Faster productivity growth is the key to sustainable rises in pay so it is concerning that a separate data set on productivity covering a different time period shows that productivity fell.

• Despite some tentative signs of improvement, UK productivity growth fell by 0.5% between the final quarter of 2016 and the first quarter of 2017. 

• Output per hour is now a substantial 17% below where it would have been had it continued to grow at it’s pre-crisis rate.   

• The UK also performs poorly on productivity growth compared to our international competitors. According to the ONS, in 2015, output per hour in the UK was 16% below the average for the rest of the G7 economies

Strong employment growth driven by half of UK nations and regions…
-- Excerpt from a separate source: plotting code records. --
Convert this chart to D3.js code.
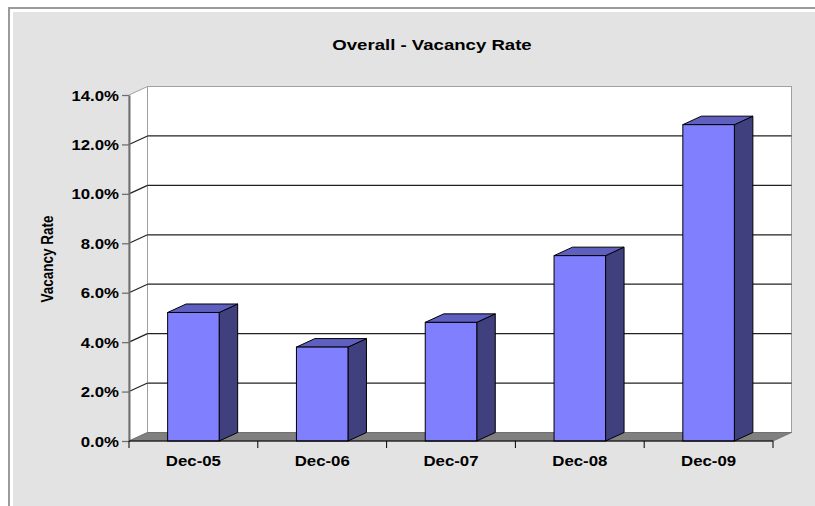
<!DOCTYPE html>
<html>
<head>
<meta charset="utf-8">
<script src="https://cdnjs.cloudflare.com/ajax/libs/d3/7.8.5/d3.min.js"></script>
<style>
  html, body { margin: 0; padding: 0; background: #ffffff; }
  svg { display: block; }
  text { font-family: "Liberation Sans", Arial, sans-serif; font-weight: bold; fill: #000; }
</style>
</head>
<body>
<svg id="chart" width="815" height="506"></svg>
<script>
// Chart data
const categories = ["Dec-05", "Dec-06", "Dec-07", "Dec-08", "Dec-09"];
const vacancyRate = [0.052, 0.038, 0.048, 0.075, 0.128];
const yTicks = [0, 0.02, 0.04, 0.06, 0.08, 0.10, 0.12, 0.14];
const chartTitle = "Overall - Vacancy Rate";
const yAxisTitle = "Vacancy Rate";

const svg = d3.select("#chart");
const W = 815, H = 506;

// Frame and chart-area background
svg.append("rect").attr("x", 0).attr("y", 0).attr("width", W).attr("height", H).attr("fill", "#ffffff");
svg.append("path")
  .attr("d", `M9,${H} L9,8 L${W},8`)
  .attr("fill", "none").attr("stroke", "#9a9a9a").attr("stroke-width", 2);
svg.append("rect").attr("x", 13).attr("y", 12).attr("width", W - 13).attr("height", H - 12).attr("fill", "#e3e3e3");

// Plot geometry: front plane plus a depth offset for the 3D walls
const front = { left: 129, right: 773, top: 95, bottom: 441 };
const depth = { dx: 18.5, dy: -8.5 };

const y = d3.scaleLinear().domain([0, 0.14]).range([front.bottom, front.top]);
const x = d3.scaleBand().domain(categories).range([front.left, front.right])
  .paddingInner(0.6).paddingOuter(0.3);

const g = svg.append("g");

// Back wall
const bx0 = front.left + depth.dx, bx1 = front.right + depth.dx;
g.append("rect")
  .attr("x", bx0).attr("y", y(0.14) + depth.dy)
  .attr("width", bx1 - bx0).attr("height", y(0) - y(0.14))
  .attr("fill", "#ffffff").attr("stroke", "#a0a0a0").attr("stroke-width", 1);

// Left side wall
g.append("path")
  .attr("d", `M${front.left},${y(0.14)} L${bx0},${y(0.14) + depth.dy} L${bx0},${y(0) + depth.dy} L${front.left},${y(0)} Z`)
  .attr("fill", "#ffffff").attr("stroke", "#a0a0a0").attr("stroke-width", 1);

// Gridlines on back wall and left wall
const grid = yTicks.filter(t => t > 0 && t < 0.14);
g.selectAll("line.gridback").data(grid).enter().append("line")
  .attr("class", "gridback")
  .attr("x1", bx0).attr("x2", bx1)
  .attr("y1", d => y(d) + depth.dy).attr("y2", d => y(d) + depth.dy)
  .attr("stroke", "#222").attr("stroke-width", 1.3);
g.selectAll("line.gridside").data(grid).enter().append("line")
  .attr("class", "gridside")
  .attr("x1", front.left).attr("x2", bx0)
  .attr("y1", d => y(d)).attr("y2", d => y(d) + depth.dy)
  .attr("stroke", "#222").attr("stroke-width", 1.2);

// Floor
g.append("path")
  .attr("d", `M${front.left},${y(0)} L${bx0},${y(0) + depth.dy} L${bx1},${y(0) + depth.dy} L${front.right},${y(0)} Z`)
  .attr("fill", "#808080").attr("stroke", "#6a6a6a").attr("stroke-width", 0.8);

// Bars: front, top and side faces
const bw = x.bandwidth();
const bars = g.selectAll("g.bar").data(categories.map((c, i) => ({ c, v: vacancyRate[i] })))
  .enter().append("g").attr("class", "bar");

bars.append("path")
  .attr("d", d => {
    const x0 = x(d.c), yt = y(d.v);
    return `M${x0 + bw},${yt} L${x0 + bw + depth.dx},${yt + depth.dy} L${x0 + bw + depth.dx},${y(0) + depth.dy} L${x0 + bw},${y(0)} Z`;
  })
  .attr("fill", "#40407f").attr("stroke", "#000").attr("stroke-width", 1).attr("stroke-linejoin", "round");

bars.append("path")
  .attr("d", d => {
    const x0 = x(d.c), yt = y(d.v);
    return `M${x0},${yt} L${x0 + depth.dx},${yt + depth.dy} L${x0 + bw + depth.dx},${yt + depth.dy} L${x0 + bw},${yt} Z`;
  })
  .attr("fill", "#5f5fbf").attr("stroke", "#000").attr("stroke-width", 1).attr("stroke-linejoin", "round");

bars.append("rect")
  .attr("x", d => x(d.c)).attr("y", d => y(d.v))
  .attr("width", bw).attr("height", d => y(0) - y(d.v))
  .attr("fill", "#8080ff").attr("stroke", "#000").attr("stroke-width", 1);

// Y axis
const yAxis = svg.append("g")
  .attr("transform", `translate(${front.left},0)`)
  .call(d3.axisLeft(y).tickValues(yTicks).tickFormat(d3.format(".1%")).tickSize(7).tickSizeOuter(0));
yAxis.select(".domain").attr("stroke", "#707070").attr("stroke-width", 2);
yAxis.selectAll(".tick line").attr("stroke", "#707070").attr("stroke-width", 1.3);
yAxis.selectAll(".tick text")
  .attr("x", 0).attr("dy", "0.36em")
  .attr("text-anchor", "end")
  .attr("transform", "translate(-10,0) scale(1.2,1)")
  .style("font-size", "14px")
  .style("font-family", "'Liberation Sans', Arial, sans-serif")
  .style("font-weight", "bold");

// X axis: labels at band centres, tick marks at category boundaries
const xAxis = svg.append("g")
  .attr("transform", `translate(0,${front.bottom})`)
  .call(d3.axisBottom(x).tickSize(0).tickPadding(0));
xAxis.select(".domain").remove();
xAxis.selectAll(".tick text")
  .attr("y", 0).attr("dy", 0)
  .attr("transform", "translate(0,25) scale(1.2,1)")
  .style("font-size", "14px")
  .style("font-family", "'Liberation Sans', Arial, sans-serif")
  .style("font-weight", "bold");

const bounds = d3.range(categories.length + 1).map(i => front.left + i * x.step());
svg.append("line")
  .attr("x1", front.left).attr("x2", front.right)
  .attr("y1", front.bottom).attr("y2", front.bottom)
  .attr("stroke", "#000").attr("stroke-width", 1.2);
svg.selectAll("line.xtick").data(bounds).enter().append("line")
  .attr("class", "xtick")
  .attr("x1", d => d).attr("x2", d => d)
  .attr("y1", front.bottom).attr("y2", front.bottom + 7)
  .attr("stroke", "#000").attr("stroke-width", 1);

// Titles
svg.append("text")
  .attr("transform", "translate(432,50) scale(1.2,1)")
  .attr("text-anchor", "middle")
  .style("font-size", "15.5px")
  .text(chartTitle);

svg.append("text")
  .attr("transform", "translate(53,259) scale(1.2,1) rotate(-90)")
  .attr("text-anchor", "middle")
  .style("font-size", "13.5px")
  .text(yAxisTitle);
</script>
</body>
</html>
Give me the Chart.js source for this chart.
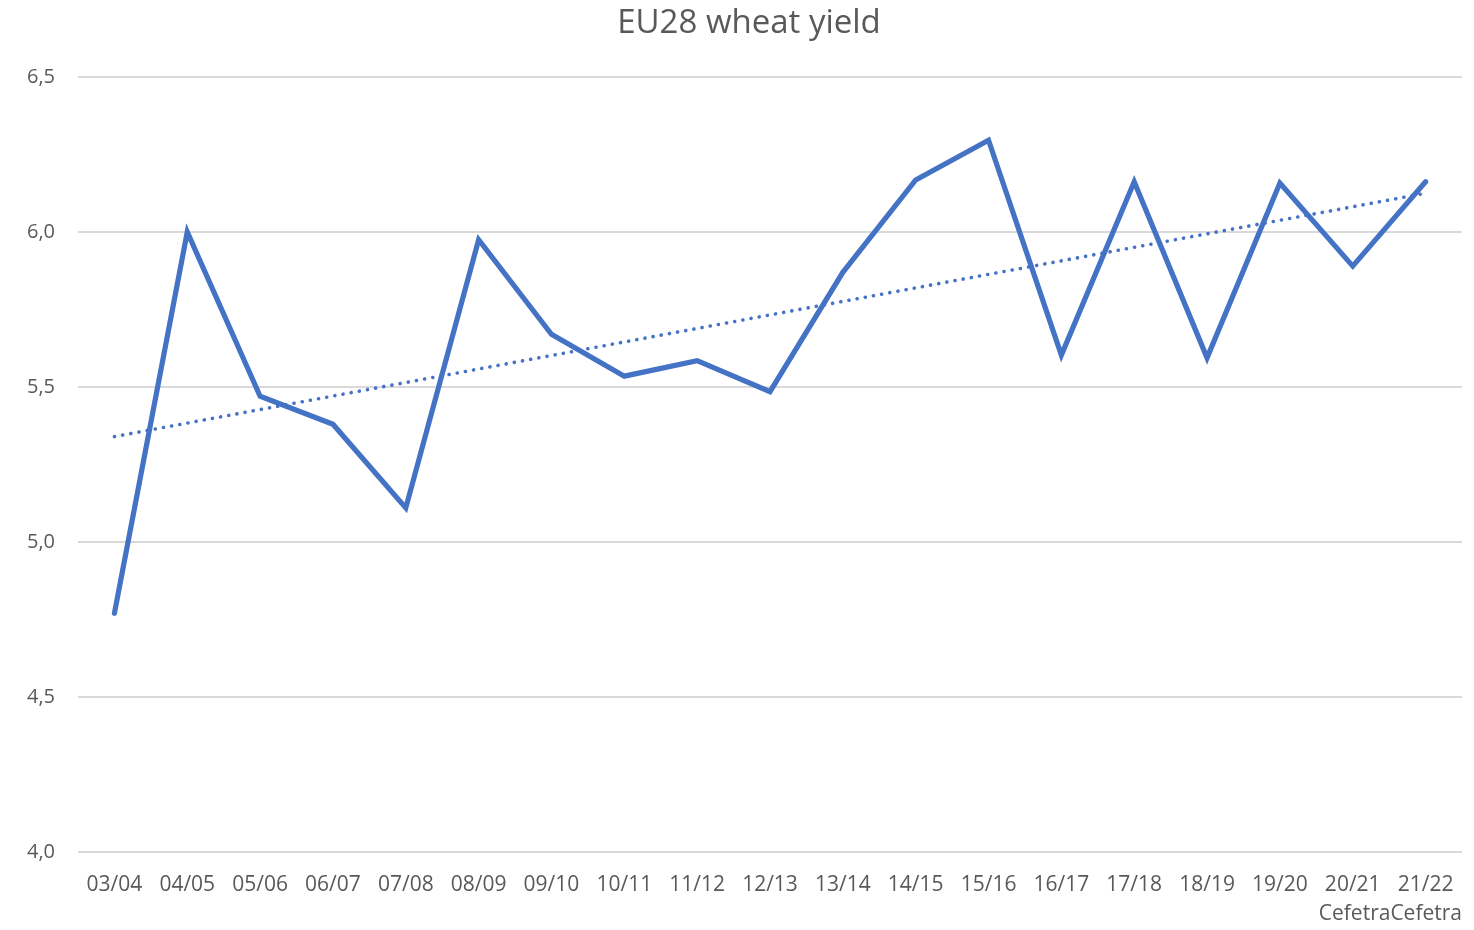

While the number of people in employment rose across the UK as a whole, this was driven by half of the UK’s nations and regions.

• In the three months to May 2017, employment rose in London (+63,000), the North West (+37,000), South East (+37,000), Scotland (+25,000), East (+23,000) and the North East (+22,000).

• But the number of people in work fell in Yorkshire and Humber (-13,000) and in the East Midlands        (-10,000).

• There was no real change in employment in the South West (+4,000), West Midlands (-6,000), Northern Ireland (-3,000), and Wales (-2,000).

…while unemployment fell in only two areas of the country

The fall in unemployment at the UK level was due to declines in two locations, with other nations and regions seeing little change (Exhibit 4).

• In the three months to May 2017, unemployment fell in Scotland (-19,000) and in London (-16,000).

• But there was little change elsewhere: Yorkshire and Humber (-9,000), East (-8,000), North West (-6,000), East Midlands (-6,000), West Midlands (+6,000), North East (-5,000), Wales (-4,000), South West (+1,000), South East (0), and Northern Ireland (0).